Digital twin (DT) technology enables real-time simulation, prediction, and optimization of physical systems, but its practical deployment often faces challenges related to high data requirements, proprietary data constraints, and limited adaptability to evolving system conditions. This work introduces DDD-GenDT, a dynamic data-driven generative digital twin framework grounded in the Dynamic Data-Driven Application Systems (DDDAS) paradigm. The proposed architecture comprises of the Physical Twin Observation Graph (PTOG) for representing operational states of the physical twin (PT), an Observation Window Extraction process for capturing relevant temporal state sequences, a Data Preprocessing Pipeline within an LLM-Based Behavior Prediction Engine for sensor data structuring and filtering, and an LLM ensemble that performs zero-shot predictive inference.

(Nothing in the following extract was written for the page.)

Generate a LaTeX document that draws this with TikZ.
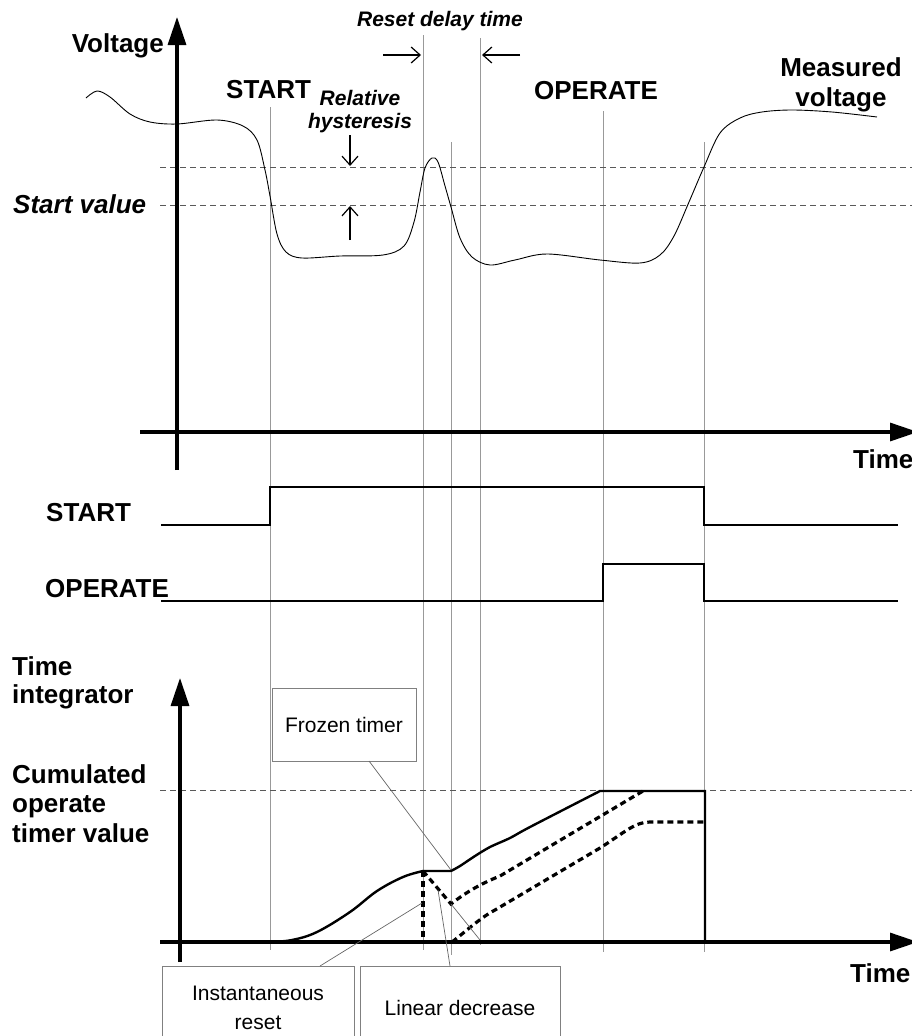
\documentclass[tikz,border=0pt]{standalone}
\usepackage{fontspec}
\setmainfont{Liberation Sans}
\usetikzlibrary{arrows.meta}
\begin{document}
\begin{tikzpicture}[x=1pt,y=-1pt,
  biglab/.style={font=\fontsize{26}{30}\selectfont\bfseries, inner sep=0pt},
  itlab/.style={font=\fontsize{21}{25}\selectfont\bfseries\itshape, inner sep=0pt},
  boxtext/.style={font=\fontsize{21}{29}\selectfont, align=center, draw=black!50, line width=0.7pt, fill=white, inner sep=0pt},
  guide/.style={draw=black!40, line width=0.7pt},
  level/.style={draw=black!65, line width=0.7pt, dash pattern=on 6pt off 4pt},
  axis/.style={line width=3.2pt, -{Triangle[length=28pt,width=18pt]}},
  signal/.style={line width=2.2pt},
  curve/.style={line width=0.9pt},
  timer/.style={line width=2.4pt},
  timerdash/.style={line width=3.2pt, dash pattern=on 6pt off 4pt},
  thinarrow/.style={line width=1.2pt, -{Straight Barb[length=9pt,width=16pt]}},
  leader/.style={draw=black!60, line width=0.7pt}
]
\useasboundingbox (0,0) rectangle (912,1036);
\clip (0,0) rectangle (912,1036);

% vertical guide lines
\coordinate (g1t) at (270,107); \coordinate (g1b) at (270,950);
\coordinate (g2t) at (423,35);  \coordinate (g2b) at (423,950);
\coordinate (g3t) at (451,142); \coordinate (g3b) at (451,955);
\coordinate (g4t) at (480,38);  \coordinate (g4b) at (480,945);
\coordinate (g5t) at (603,111); \coordinate (g5b) at (603,952);
\coordinate (g6t) at (704,142); \coordinate (g6b) at (704,952);
\foreach \i in {1,...,6} { \draw[guide] (g\i t) -- (g\i b); }

% level lines
\coordinate (h1a) at (160,167); \coordinate (h1b) at (912,167);
\coordinate (h2a) at (160,205); \coordinate (h2b) at (912,205);
\coordinate (h3a) at (160,790); \coordinate (h3b) at (912,790);
\draw[level] (h1a) -- (h1b);
\draw[level] (h2a) -- (h2b);
\draw[level] (h3a) -- (h3b);

% top axes
\coordinate (vyb) at (177,470); \coordinate (vyt) at (177,17);
\coordinate (vxl) at (140,432); \coordinate (vxr) at (918,432);
\draw[axis] (vyb) -- (vyt);
\draw[axis] (vxl) -- (vxr);

% measured voltage
\draw[curve] plot[smooth, tension=0.55] coordinates {
(86,98) (97,91) (110,97) (130,114) (150,122) (177,124) (217,120) (243,126)
(257,140) (265,170) (270,196) (277,234) (286,252) (302,258) (340,256) (383,255)
(404,246) (414,222) (420,192) (425,168) (432,158) (438,162) (445,186) (451,207)
(460,238) (472,257) (490,265) (515,260) (547,254) (600,260) (640,263) (660,255)
(674,236) (689,202) (704,167) (720,133) (740,118) (762,112) (792,110) (832,112) (877,117)};

% labels top
\node[biglab, anchor=base east] (lvolt) at (164,52) {Voltage};
\node[biglab, anchor=base west] (lstart) at (226,98) {START};
\node[itlab, anchor=base] (lrel) at (360,105) {Relative};
\node[itlab, anchor=base] (lhys) at (360,128) {hysteresis};
\node[itlab, anchor=base] (lrdt) at (440,26) {Reset delay time};
\node[biglab, anchor=base] (lop) at (596,99) {OPERATE};
\node[biglab, anchor=base] (lmeas) at (841,76) {Measured};
\node[biglab, anchor=base] (lmv) at (841,106) {voltage};
\node[biglab, anchor=base west] (lsv) at (13,213) {\itshape Start value};
\node[biglab, anchor=base west] (ltime1) at (853,468) {Time};

% small arrows
\coordinate (ha1) at (350,135); \coordinate (ha2) at (350,166);
\coordinate (hb1) at (350,240); \coordinate (hb2) at (350,206);
\draw[thinarrow] (ha1) -- (ha2);
\draw[thinarrow] (hb1) -- (hb2);
\coordinate (ra1) at (383,55); \coordinate (ra2) at (421,55);
\coordinate (rb1) at (520,55); \coordinate (rb2) at (482,55);
\draw[thinarrow] (ra1) -- (ra2);
\draw[thinarrow] (rb1) -- (rb2);

% signals
\node[biglab, anchor=base west] (sstart) at (46,521) {START};
\node[biglab, anchor=base west] (sop) at (45,597) {OPERATE};
\coordinate (s0) at (161,525); \coordinate (s1) at (898,525);
\draw[signal] (s0) -- (270,525) -- (270,487) -- (704,487) -- (704,525) -- (s1);
\coordinate (o0) at (161,601); \coordinate (o1) at (898,601);
\draw[signal] (o0) -- (603,601) -- (603,564) -- (704,564) -- (704,601) -- (o1);

% bottom axes
\coordinate (tyb) at (180,962); \coordinate (tyt) at (180,678);
\coordinate (txl) at (160,942); \coordinate (txr) at (918,942);
\draw[axis] (tyb) -- (tyt);
\draw[axis] (txl) -- (txr);
\node[biglab, anchor=base west] (lti1) at (12,675) {Time};
\node[biglab, anchor=base west] (lti2) at (12,703) {integrator};
\node[biglab, anchor=base west] (lc1) at (12,783) {Cumulated};
\node[biglab, anchor=base west] (lc2) at (12,812) {operate};
\node[biglab, anchor=base west] (lc3) at (12,842) {timer value};
\node[biglab, anchor=base west] (ltime2) at (850,982) {Time};

% timer curves
\coordinate (fr0) at (423,871); \coordinate (fr1) at (451,871);
\coordinate (ld0) at (451,904);
\draw[timer] plot[smooth, tension=0.6] coordinates {(270,942) (292,940) (317,932) (350,912) (377,891) (403,877) (423,871)}
  -- (fr1)
  plot[smooth, tension=0.5] coordinates {(451,871) (460,866) (475,856) (490,847) (510,838) (530,827) (600,791)}
  -- (705,791) -- (705,942);
\draw[timerdash] (fr0) -- (ld0) .. controls (465,893) and (480,884) .. (500,876) -- (643,791);
\draw[timerdash] (fr0) -- (423,942);
\draw[timerdash] (452,942) .. controls (465,932) and (480,918) .. (495,910) -- (600,848) .. controls (625,832) and (635,822) .. (650,822) -- (705,822);
\coordinate (ldz) at (480,940);
\draw[leader] (ld0) -- (ldz);

% annotation boxes
\node[boxtext, minimum width=144pt, minimum height=73pt] (bfroz) at (344,724.5) {Frozen timer};
\node[boxtext, minimum width=192pt, minimum height=84pt] (binst) at (258,1008) {Instantaneous\\reset};
\node[boxtext, minimum width=200pt, minimum height=84pt] (blin) at (460,1008) {Linear decrease};
\coordinate (pf) at (451,870);
\coordinate (pi) at (422,903);
\coordinate (pl) at (438,890);
\draw[leader] (369,761) -- (pf);
\draw[leader] (320,966) -- (pi);
\draw[leader] (450,966) -- (pl);
\end{tikzpicture}
\end{document}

By leveraging generative artificial intelligence, DDD-GenDT reduces the need for extensive historical datasets, enabling DT construction in data-scarce environments while maintaining privacy for proprietary industrial processes. The DDDAS-driven feedback mechanism allows the DT to autonomically adapt its predictive behavior in alignment with PT-specific wear and degradation patterns, thereby supporting DT-aging, which is the progressive synchronization of the DT with the evolving physical system. The proposed framework is validated using the NASA CNC milling dataset, with spindle motor current as the monitored variable. In a zero-shot prediction setting, the GPT-4-based DT achieves an average RMSE of 0.479 A (4.79% of the maximum 10 A spindle current), accurately modeling both nonlinear process dynamics and changes arising from PT aging without retraining. These results demonstrate that DDD-GenDT provides a generalizable, data-efficient, and adaptive DT modeling approach, bridging the generative AI capabilities with the performance and reliability requirements of industrial DT applications.